A picture of an L.V. Rogers Bomberettes team from 1954. The Nelson high school is considering replacing the name Bombers for its sports teams. Photo courtesy Touchstones Museum

A picture of an L.V. Rogers Bomberettes team from 1954. The Nelson high school is considering replacing the name Bombers for its sports teams. Photo courtesy Touchstones Museum

Kootenay high school rethinking wartime name for its sports teams

Nelson's L.V. Rogers has used the name Bombers for its sports teams since at least the 1940s

A B.C. high school is considering jettisoning the wartime moniker used by its sports teams.

Early internal discussions about dropping the name of Nelson’s L.V. Rogers Bombers have begun, according to principal Tamara Malloff.
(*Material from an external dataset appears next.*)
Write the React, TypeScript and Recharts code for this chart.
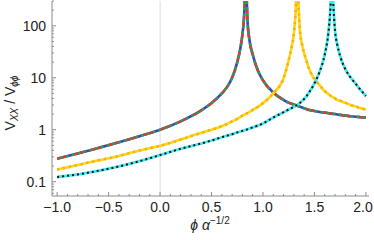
import React from 'react';
import { LineChart, Line, XAxis, YAxis, ReferenceLine } from 'recharts';

// phi * alpha^(-1/2) sample positions (denser near the poles)
const xs = [
  -1.0, -0.8, -0.6, -0.4, -0.2, 0, 0.2, 0.4, 0.5, 0.6, 0.65, 0.7, 0.75, 0.78, 0.8, 0.82, 0.83, 0.835,
  0.84, 0.85, 0.87, 0.9, 0.95, 1.0, 1.1, 1.2, 1.25, 1.28, 1.3, 1.32, 1.33, 1.335, 1.34, 1.36, 1.38,
  1.42, 1.45, 1.5, 1.55, 1.6, 1.63, 1.65, 1.66, 1.67, 1.68, 1.7, 1.72, 1.75, 1.8, 1.85, 1.9, 1.95, 2.0,
];

// V_XX / V_phiphi (null = pole)
const aVals = [
  0.277, 0.348, 0.445, 0.573, 0.75, 1.0, 1.45, 2.35, 3.25, 5.0, 6.6, 10, 20, 37, 68, 215, 900, null,
  450, 120, 51, 28, 13.8, 8.9, 5.2, 3.74, 3.3, 3.16, 3.05, 2.95, 2.92, 2.89, 2.86, 2.77, 2.68,
  2.51, 2.4, 2.29, 2.2, 2.13, 2.09, 2.06, 2.05, 2.04, 2.02, 2.0, 1.97, 1.93, 1.87, 1.82, 1.78, 1.74, 1.71,
];
const bVals = [
  0.171, 0.209, 0.257, 0.313, 0.398, 0.49, 0.646, 0.87, 1.0, 1.17, 1.29, 1.45, 1.62, 1.76, 1.86, 1.95, 2.0, 2.02,
  2.05, 2.09, 2.21, 2.4, 2.75, 3.25, 5.0, 9.8, 22, 40, 72, 270, 1900, null, 380, 77, 43,
  22, 14.4, 9.4, 7.2, 5.5, 4.95, 4.6, 4.45, 4.3, 4.2, 4.0, 3.75, 3.6, 3.3, 3.0, 2.8, 2.6, 2.45,
];
const cVals = [
  0.123, 0.138, 0.162, 0.196, 0.248, 0.325, 0.43, 0.543, 0.62, 0.716, 0.767, 0.82, 0.887, 0.925, 0.95, 0.977, 0.99, 1.0,
  1.005, 1.02, 1.055, 1.11, 1.2, 1.32, 1.72, 2.17, 2.45, 2.63, 2.75, 2.9, 2.98, 3.02, 3.08, 3.3, 3.58,
  4.35, 5.3, 7.8, 13, 28, 60, 150, 330, null, 330, 80, 45, 26, 14.6, 10.2, 7.7, 5.8, 4.45,
];

const xTicks = [
  -1, -0.9, -0.8, -0.7, -0.6, -0.5, -0.4, -0.3, -0.2, -0.1, 0, 0.1, 0.2, 0.3, 0.4, 0.5, 0.6, 0.7, 0.8, 0.9,
  1, 1.1, 1.2, 1.3, 1.4, 1.5, 1.6, 1.7, 1.8, 1.9, 2,
];
const xMajor = [-1, -0.5, 0, 0.5, 1, 1.5, 2];
const yTicks = [
  0.06, 0.07, 0.08, 0.09, 0.1, 0.2, 0.3, 0.4, 0.5, 0.6, 0.7, 0.8, 0.9, 1, 2, 3, 4, 5, 6, 7, 8, 9,
  10, 20, 30, 40, 50, 60, 70, 80, 90, 100, 200, 300,
];
const yMajor = [0.1, 1, 10, 100];
const yLabels = ['0.1', '1', '10', '100'];

const data = xs.map((x, i) => ({ x, a: aVals[i], b: bVals[i], c: cVals[i] }));

const frame = '#8c8c8c';
const font = '"Liberation Sans", Arial, sans-serif';
const W = 374;
const H = 240;

const isXMajor = (v: number) => xMajor.some((m) => Math.abs(m - v) < 1e-6);
const yIndex = (v: number) => yMajor.findIndex((m) => Math.abs(m - v) < 1e-9);
const fmtX = (v: number) => v.toFixed(1).replace('-', '\u2212');

const BottomTick = (props: any) => {
  const { x, y, payload } = props;
  const major = isXMajor(payload.value);
  return (
    <g>
      <line x1={x} y1={y} x2={x} y2={y - (major ? 4 : 2)} stroke={frame} />
      {major && (
        // keep the last label inside the 374px frame
        <text x={Math.min(x, 363)} y={y + 16} textAnchor="middle" fontSize={14} fontFamily={font} fill="#222">
          {fmtX(payload.value)}
        </text>
      )}
    </g>
  );
};

const TopTick = (props: any) => {
  const { x, y, payload } = props;
  const major = isXMajor(payload.value);
  return <line x1={x} y1={y} x2={x} y2={y + (major ? 4 : 2)} stroke={frame} />;
};

const LeftTick = (props: any) => {
  const { x, y, payload } = props;
  const idx = yIndex(payload.value);
  return (
    <g>
      <line x1={x} y1={y} x2={x + (idx >= 0 ? 4 : 2)} y2={y} stroke={frame} />
      {idx >= 0 && (
        <text x={x - 6} y={y + 5} textAnchor="end" fontSize={14} fontFamily={font} fill="#222">
          {yLabels[idx]}
        </text>
      )}
    </g>
  );
};

const RightTick = (props: any) => {
  const { x, y, payload } = props;
  const major = yIndex(payload.value) >= 0;
  return <line x1={x} y1={y} x2={x - (major ? 4 : 2)} y2={y} stroke={frame} />;
};

const lineProps = {
  type: 'monotone' as const,
  dot: false,
  activeDot: false,
  isAnimationActive: false,
  connectNulls: false,
  strokeWidth: 2.6,
};

export default function App() {
  return (
    <div style={{ position: 'absolute', left: 0, top: 0, width: W, height: H, background: '#fff' }}>
      <LineChart width={W} height={H} data={data} margin={{ top: 1, right: 5, bottom: 0, left: 0 }}>
        <XAxis
          dataKey="x"
          type="number"
          domain={[-1.05, 2.03]}
          ticks={xTicks}
          interval={0}
          allowDataOverflow
          height={44}
          tickSize={0}
          tickMargin={0}
          tickLine={false}
          axisLine={{ stroke: frame }}
          tick={BottomTick}
        />
        <XAxis
          xAxisId="top"
          orientation="top"
          dataKey="x"
          type="number"
          domain={[-1.05, 2.03]}
          ticks={xTicks}
          interval={0}
          allowDataOverflow
          height={0}
          tickSize={0}
          tickMargin={0}
          tickLine={false}
          axisLine={{ stroke: frame }}
          tick={TopTick}
        />
        <YAxis
          scale="log"
          domain={[0.053, 300]}
          ticks={yTicks}
          interval={0}
          allowDataOverflow
          width={52}
          tickSize={0}
          tickMargin={0}
          tickLine={false}
          axisLine={{ stroke: frame }}
          tick={LeftTick}
        />
        <YAxis
          yAxisId="right"
          orientation="right"
          scale="log"
          domain={[0.053, 300]}
          ticks={yTicks}
          interval={0}
          allowDataOverflow
          width={0}
          tickSize={0}
          tickMargin={0}
          tickLine={false}
          axisLine={{ stroke: frame }}
          tick={RightTick}
        />
        <ReferenceLine x={0} stroke="#dcdcdc" strokeWidth={1} />

        <Line {...lineProps} dataKey="a" stroke="#3b3bdb" />
        <Line {...lineProps} dataKey="a" stroke="#2f9e44" strokeDasharray="3 3" strokeDashoffset={3} />
        <Line {...lineProps} dataKey="a" stroke="#e03c31" strokeDasharray="3 3 3 9" />

        <Line {...lineProps} dataKey="b" stroke="#ffd700" />
        <Line {...lineProps} dataKey="b" stroke="#f2a93b" strokeDasharray="2 4" />

        <Line {...lineProps} dataKey="c" stroke="#40e8f0" strokeWidth={2.8} />
        <Line {...lineProps} dataKey="c" stroke="#111" strokeWidth={2} strokeDasharray="2 3" />
      </LineChart>

      <svg width={W} height={H} style={{ position: 'absolute', left: 0, top: 0, pointerEvents: 'none' }}>
        <text
          transform="translate(15,103) rotate(-90)"
          textAnchor="middle"
          fontSize={14}
          fontFamily={font}
          fill="#222"
        >
          V
          <tspan fontSize={10} fontStyle="italic" dy={3}>XX</tspan>
          <tspan dy={-3}> / V</tspan>
          <tspan fontSize={10} fontStyle="italic" dy={3}>ϕϕ</tspan>
        </text>
        <text x={210} y={230} textAnchor="middle" fontSize={14} fontFamily={font} fill="#222">
          <tspan fontStyle="italic">ϕ α</tspan>
          <tspan fontSize={10} dy={-6}>−1/2</tspan>
        </text>
      </svg>
    </div>
  );
}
Malloff said staff feedback about proposed Bombers apparel led to talk about the name, which has been used by the high school since before the current LVR building opened in 1956.

“The sentiment is it is time,” said Malloff. “The world is changing, the impact of globalization and media and information and our understanding of how things are is changing. That was part of the impetus too, is looking at who is it we want to be and represent in the future. So it’s just at a starting point right now.”

Professional sports teams and schools changing sports names to reflect modern cultural values has become an increasingly common practice.

In November, students at McGill University in Montreal voted to change the name of the varsity sports teams from Redmen. In Major League Baseball, the Cleveland Indians are playing their first season since without the Chief Wahoo logo that was considered a racist caricature.

For the Bombers, Malloff said, the name made more sense in the 20th century than today.

“There was definitely the post-World War II connection where we didn’t look at [war] the same way,” she said.

“It was a different time. But I think the justification, just like any images for athletics for cultural appropriation for example, like the [NFL’s Washington] Redskins, it’s the same thing.”

It’s not entirely clear when or how the Bombers — and for a time the Bomberettes — name came to be adopted by Nelson high school sports teams.

Nelson High School, which held its first class in 1901, offered basketball as its first sport in 1903, followed by baseball and lacrosse.

But those teams were known by the school’s name. A boys hockey team called the Rovers in 1910-11 was the exception, but the name did not stick.

A picture of a basketball team called the Bombers dating from 1926 is listed in the Mountaineer, a 1956 high school yearbook.

An article dated May 3, 1940 in The Province refers to Nelson High School’s Blue Bombers and Bomberettes. The school appears to have dropped blue from the name by the following year, at least according to another Province article about the basketball teams dated Dec. 12, 1941.

This predated a key part of Nelson’s aerial history in the Second World War: parts for Boeing’s Catalina Bombers were built at the Civic Centre.

Nor was the name in homage to Nelson’s most famous pilot, Lt. Robert Hampton Gray, the last of the city’s soldiers killed during the war — well after the Bombers were already playing at the high school.

A 1947-48 high school bonspiel featured Nelson High School’s Bombers and Bomberettes, and most of the school’s teams used the name by the time the school moved from South Nelson to its Fairview location and became L.V. Rogers in 1956.

Prior to LVR’s opening, a school district maintenance supervisor told a Nelson Daily News reporter that the gymnasium, also known as The Hangar, “would be the safest place in Nelson in a bombing attack.”

More recently, the name has been associated with athletic excellence. LVR’s senior boys rugby won a provincial gold medal last year, the latest in a string of successes primarily in rugby and soccer.

Malloff reiterated it will take time to decide on a new name, and that students will also be consulted. She acknowledged some people may be resistant to leaving the Bombers in the past.

“We’re going to be very thoughtful and careful about that and keep that as part of the history and keep it as a visible presence somewhere in the building, but we need to rethink and say what does it mean to an athletic team as part of our culture in 2019.”